On social media, some have used the recent ChatGPT snafu as an opportunity to plug open-weights AI models, which allow anyone to run chatbots on their own hardware. "Black box APIs can break in production when one of their underlying components gets updated. This becomes an issue when you build tools on top of these APIs, and these break down, too," wrote Hugging Face AI researcher Dr. Sasha Luccioni on X. "That's where open-source has a major advantage, allowing you to pinpoint and fix the problem!"

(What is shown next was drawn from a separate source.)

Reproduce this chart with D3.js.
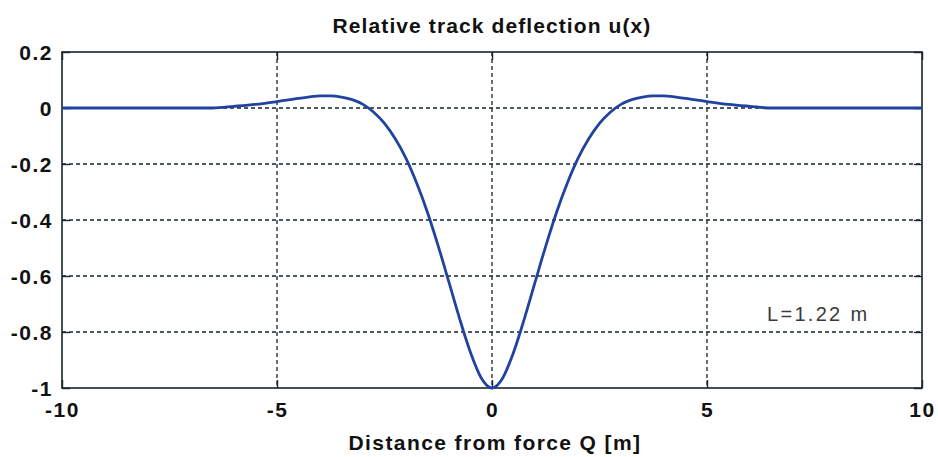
<!DOCTYPE html>
<html><head><meta charset="utf-8">
<script src="https://cdn.jsdelivr.net/npm/d3@7"></script>
<style>
html,body{margin:0;padding:0;background:#fff;}
svg{display:block;font-family:"Liberation Sans",Arial,sans-serif;}
</style></head>
<body><svg id="c" width="938" height="457"></svg>
<script>
const titleText = "Relative track deflection u(x)";
const xLabelText = "Distance from force Q [m]";
const noteText = "L=1.22 m";
const xTicks = [-10, -5, 0, 5, 10];
const yTicks = [0.2, 0, -0.2, -0.4, -0.6, -0.8, -1];
const xValues = [-10, -6.5, -6, -5.5, -5, -4.5, -4, -3.75, -3.5, -3.25, -3, -2.75, -2.5, -2.25, -2, -1.75, -1.5, -1.25, -1, -0.75, -0.5, -0.25, 0,
  0.25, 0.5, 0.75, 1, 1.25, 1.5, 1.75, 2, 2.25, 2.5, 2.75, 3, 3.25, 3.5, 3.75, 4, 4.5, 5, 5.5, 6, 6.5, 10];
const uValues = [0, 0, 0.006, 0.013, 0.023, 0.034, 0.043, 0.043, 0.039, 0.030, 0.013, -0.015, -0.055, -0.110, -0.180, -0.269, -0.373, -0.493, -0.623, -0.754, -0.873, -0.964, -1,
  -0.964, -0.873, -0.754, -0.623, -0.493, -0.373, -0.269, -0.180, -0.110, -0.055, -0.015, 0.013, 0.030, 0.039, 0.043, 0.043, 0.034, 0.023, 0.013, 0.006, 0, 0];

const svg = d3.select("#c");
const m = {l: 62, r: 922, t: 52, b: 388};
const x = d3.scaleLinear().domain([-10, 10]).range([m.l, m.r]);
const y = d3.scaleLinear().domain([-1, 0.2]).range([m.b, m.t]);
const ink = "#15252a";

// grid
const g = svg.append("g");
g.selectAll(".vg").data(xTicks.filter(d => d > -10 && d < 10)).enter().append("line")
  .attr("x1", d => x(d)).attr("x2", d => x(d)).attr("y1", m.t).attr("y2", m.b)
  .attr("stroke", ink).attr("stroke-width", 1.3).attr("stroke-dasharray", "4,3");
g.selectAll(".hg").data(yTicks.filter(d => d > -1 && d < 0.2)).enter().append("line")
  .attr("x1", m.l).attr("x2", m.r).attr("y1", d => y(d)).attr("y2", d => y(d))
  .attr("stroke", ink).attr("stroke-width", 1.3).attr("stroke-dasharray", "4,3");

// axes with inward ticks
const fmt = d => d === 0 ? "0" : String(d);
const axB = svg.append("g").attr("transform", `translate(0,${m.b})`)
  .call(d3.axisBottom(x).tickValues(xTicks).tickSize(-8).tickPadding(14).tickFormat(fmt));
const axT = svg.append("g").attr("transform", `translate(0,${m.t})`)
  .call(d3.axisTop(x).tickValues(xTicks).tickSize(-8).tickFormat(""));
const axL = svg.append("g").attr("transform", `translate(${m.l},0)`)
  .call(d3.axisLeft(y).tickValues(yTicks).tickSize(-8).tickPadding(9).tickFormat(fmt));
const axR = svg.append("g").attr("transform", `translate(${m.r},0)`)
  .call(d3.axisRight(y).tickValues(yTicks).tickSize(-8).tickFormat(""));
[axB, axT, axL, axR].forEach(a => {
  a.select(".domain").remove();
  a.selectAll("line").attr("stroke", ink).attr("stroke-width", 1.4);
  a.selectAll("text").attr("fill", "#111").attr("font-size", 21).attr("font-weight", "bold")
    .attr("letter-spacing", 1.5).style("font-family", "'Liberation Sans',Arial,sans-serif");
});
axL.selectAll("text").attr("dy", "0.36em");
axB.selectAll("text").attr("dy", "0.73em");

// frame
svg.append("rect").attr("x", m.l).attr("y", m.t).attr("width", m.r - m.l).attr("height", m.b - m.t)
  .attr("fill", "none").attr("stroke", ink).attr("stroke-width", 1.6);

// curve
const line = d3.line().x((d, i) => x(xValues[i])).y((d, i) => y(uValues[i])).curve(d3.curveMonotoneX);
svg.append("path").datum(uValues).attr("d", line)
  .attr("fill", "none").attr("stroke", "#2143a0").attr("stroke-width", 2.8).attr("stroke-linejoin", "round");

// texts
svg.append("text").attr("x", x(0)).attr("y", 33).attr("text-anchor", "middle")
  .attr("font-size", 21).attr("font-weight", "bold").attr("letter-spacing", 1.1).attr("fill", "#111").text(titleText);
svg.append("text").attr("x", x(0) + 3).attr("y", 450).attr("text-anchor", "middle")
  .attr("font-size", 21).attr("font-weight", "bold").attr("letter-spacing", 1.4).attr("fill", "#111").text(xLabelText);
svg.append("text").attr("x", 767).attr("y", 321).attr("text-anchor", "start")
  .attr("font-size", 20).attr("letter-spacing", 2.3).attr("fill", "#3a3a3a").text(noteText);
</script></body></html>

OpenAI releases postmortem on the issue

On Wednesday evening, OpenAI declared the ChatGPT writing nonsense issue (what they called "Unexpected responses from ChatGPT") as resolved, and the company's technical staff published a postmortem explanation on its official incidents page:

On February 20, 2024, an optimization to the user experience introduced a bug with how the model processes language.

LLMs generate responses by randomly sampling words based in part on probabilities. Their “language” consists of numbers that map to tokens.

In this case, the bug was in the step where the model chooses these numbers. Akin to being lost in translation, the model chose slightly wrong numbers, which produced word sequences that made no sense. More technically, inference kernels produced incorrect results when used in certain GPU configurations.

Upon identifying the cause of this incident, we rolled out a fix and confirmed that the incident was resolved.

Wednesday afternoon, the official ChatGPT X account posted, "Went a little off the rails yesterday but should be back and operational!"

This story was updated February 22, 2024, at 9:21 am Eastern with the information from the OpenAI incident page.